I need some help figuring out why my sed replace command is replacing all of the text to the end of the event in Splunk rather than just the specific text I had it look for. As part of a GDPR-compliance project, I was tasked with anonymizing personal names that come through Splunk, which my solution does. But I'm finding that everything after the replaced text is being cut off as well.
In my props.conf file, I've added this section to do the replace.
[host::...*]
SEDCMD-GDPR-anonymize-firstname = s/\"FirstName\"[=:].*\".*?\"/"FirstName":"######"/g
These are JSON messages, so I have Splunk looking for the "FirstName":"Billy", and want it to replace whatever it finds between the double-quotes with the pound signs, which it does.
Here's a sample message that I want to anonymize:
"Beneficiary_LocalID":"TZ056500190","FirstName":"Billy","Location":"Tanzania"
Desired result:
"Beneficiary_LocalID":"TZ056500190","FirstName":"######","Location":"Tanzania"
Actual result:
"Beneficiary_LocalID":"TZ056500190","FirstName":"######"

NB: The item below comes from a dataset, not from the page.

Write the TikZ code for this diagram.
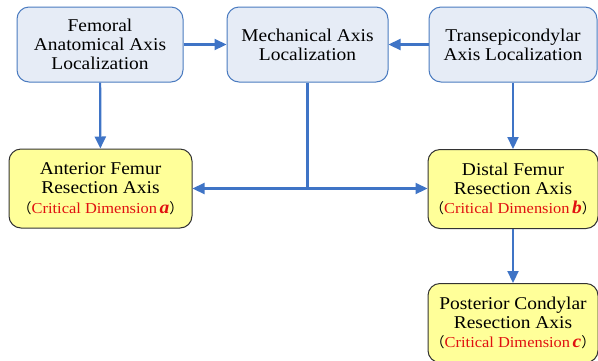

Do I have something wrong in my regex statement that is causing the rest of the event to be included in the replacement? Any help would be greatly appreciated.
Your regex is a little too greedy. Try
"FirstName"[=:]"[^"]+"
This is using something called a "negated character class".
Is this still a valid fix? I've tried something very similar and it didn't work for me. Please see below:
rex mode=sed "s/\"name":\s\"[^\"]+\"/"name":"###############"/g"
Your regex is a little too greedy. Try
"FirstName"[=:]"[^"]+"
This is using something called a "negated character class".
That appears to have fixed it. I'm still learning regex. Could you give a brief explanation as to what your version is doing compared to what I had?
My version is saying "anything that isn't a quote character, repeated one or more times". Once it hits that first quote, the match stops, and then we add another quote to match it. This is stricter than the other version, which would keep capturing until it hit the final quote. HTH!
Awesome! Thanks for the explanation!